今日ムーアの法則によれば、IT革命の基本材であるマイクロチップは、一年半で半値になっていくという。しかし、産業革命で生産が機械化された製品にも同じことは起こった。面繊維の価格は、一八世紀初めから五〇年で九〇%安くなった。238頁

 

産業革命もIT革命と同様に恐るべきスピードで様々な製品の価格破壊を起こした。 そして、労働者階級という新しい階級を生み出す。

 

わずか四、五〇年の間に、労働者階級が生まれた。239頁

 

しかし、そのような大きなインパクトを与えた産業革命だったが、最初の50年間は製品の生産の機械化だけしかもたらさなかった。

 

それは、大量生産を生み出し、生産コストを押し下げることで大衆消費者と大衆消費財を生み出していったが、産業革命の神髄はここではなかった。

 

やがて、世界の経済と社会、政治を一変させる製品が生まれる。

鉄道の登場だ。

では、IT革命はどうであろうか。

 

今日までのところは、IT革命以前から存在していたもののプロセスを変えてきたにすぎない。実態上は、いささかの変化ももたらしていない。四〇年前に予測された変化は、一つとして起こっていない。大きな意思決定の仕方は変わっていない。IT革命が行ったことは、今日のところ、むかしからあった諸々のプロセスをルーティン化しただけである。242頁

 

確かにIT革命は当初産業革命の最初の50年間と同じプロセスを我々はたどっていたのかもしれない。

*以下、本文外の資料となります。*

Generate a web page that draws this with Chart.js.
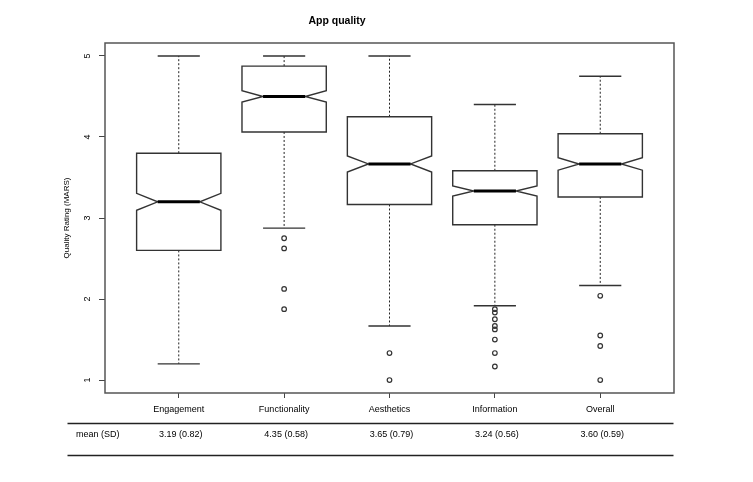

Eメールの発明により従来紙のやりとりをしていたプロセスはよりルーティン化され、eコマースは産業革命時代より広範囲の大衆消費者を開拓した。

 

そして、産業革命が段階を追って発展したように、salesforceをはじめとするSaaSのビジネスモデルを代表する会社は仕事を効率化し始めている。